Faustas UdrenasWhen Faustas Udrenas arrived at Harper College in 2016, he wasn’t sure if he’d be “missing out” on opportunities, having opted for a two-year school over the four-year institutions his friends were choosing.

“A big thing for me was that I felt like I wasn’t involved enough in high school, and I wasn’t enough of a leader or someone who was outgoing,” said the Lithuanian-born 19-year-old from Crystal Lake.

Because of this, Udrenas wanted more than just a program to study mathematics — he wanted a place where he could participate in extracurricular activities, engage with the community and connect with faculty.

Two years later, he wrapped up his time at Harper by addressing his fellow students as a Motorola Solutions Foundation Award for Excellence winner and Coca-Cola Scholars Program bronze medalist at Harper’s Honors Convocation, utterly convinced that he made the right decision.

“I think I got more out of Harper than I would have at a four-year school,” said Udrenas, who recently transferred to the University of Michigan in Ann Arbor. “It’s been a really great journey.”

Udrenas, who concentrated in math and graduated this past spring with a 4.0 GPA, was president of Harper’s Honors Program.
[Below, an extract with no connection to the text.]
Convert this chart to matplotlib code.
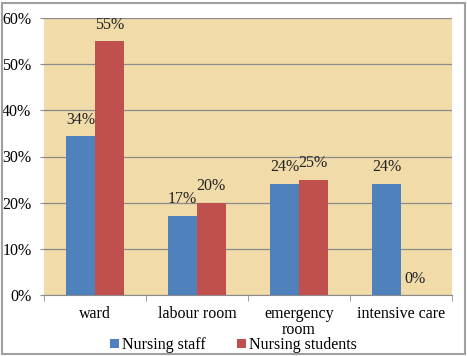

Other accomplishments included traveling to Phi Theta Kappa honor society conventions, helping to start a food bank for students, studying gentrification and homelessness with the Honors Program in London, and presenting his own research on evolving approaches to probability to the Honors Council of the Illinois Region.

The research opportunities were perhaps the most significant validation of Udrenas’ decision to attend Harper.

“Research was easily accessible, I was able to do it with lots of professors, and it was well-developed,” he said. “I don’t know how much research you could do at a four-year school, especially when the professors have these huge lecture halls and it’s hard to get that connection.”

That personal attention was reciprocated through Udrenas’ own teaching at Harper’s Tutoring Center, where he shared his love of math.

“Once I started (tutoring), I realized how much fun it is to see things from other perspectives and try to help other students,” he said.

Udrenas also praises the person who got him to see the discipline from another angle: Harper math professor Kyle Knee.

“He made the whole class really fun and interesting,” said Udrenas. “He kind of proved to me that math isn’t just a logical thing, it could also be a beautiful thing.”

Knee himself has no doubt that Udrenas will succeed in future pursuits.

“What made Faustas stand out to me was his interest in really understanding material as opposed to just memorizing it for an exam,” Knee said. “I could tell that he really enjoyed learning and was excited to explore and was ready to be amazed by what he was learning.”

Udrenas has taken that sense of awe to the University of Michigan, where he earned full tuition through the school’s Provost Award. He plans to pursue actuarial science or math, with the ultimate goal of becoming a university professor of pure mathematics.

Thanks to Harper, Udrenas admits he’s not the same reserved teen who matriculated two years ago.

“I’ve been able to grow my confidence a lot. I’ve had a chance to grow as a leader, both on campus and off campus,” he said. “It’s just been a completely fruitful experience for me.”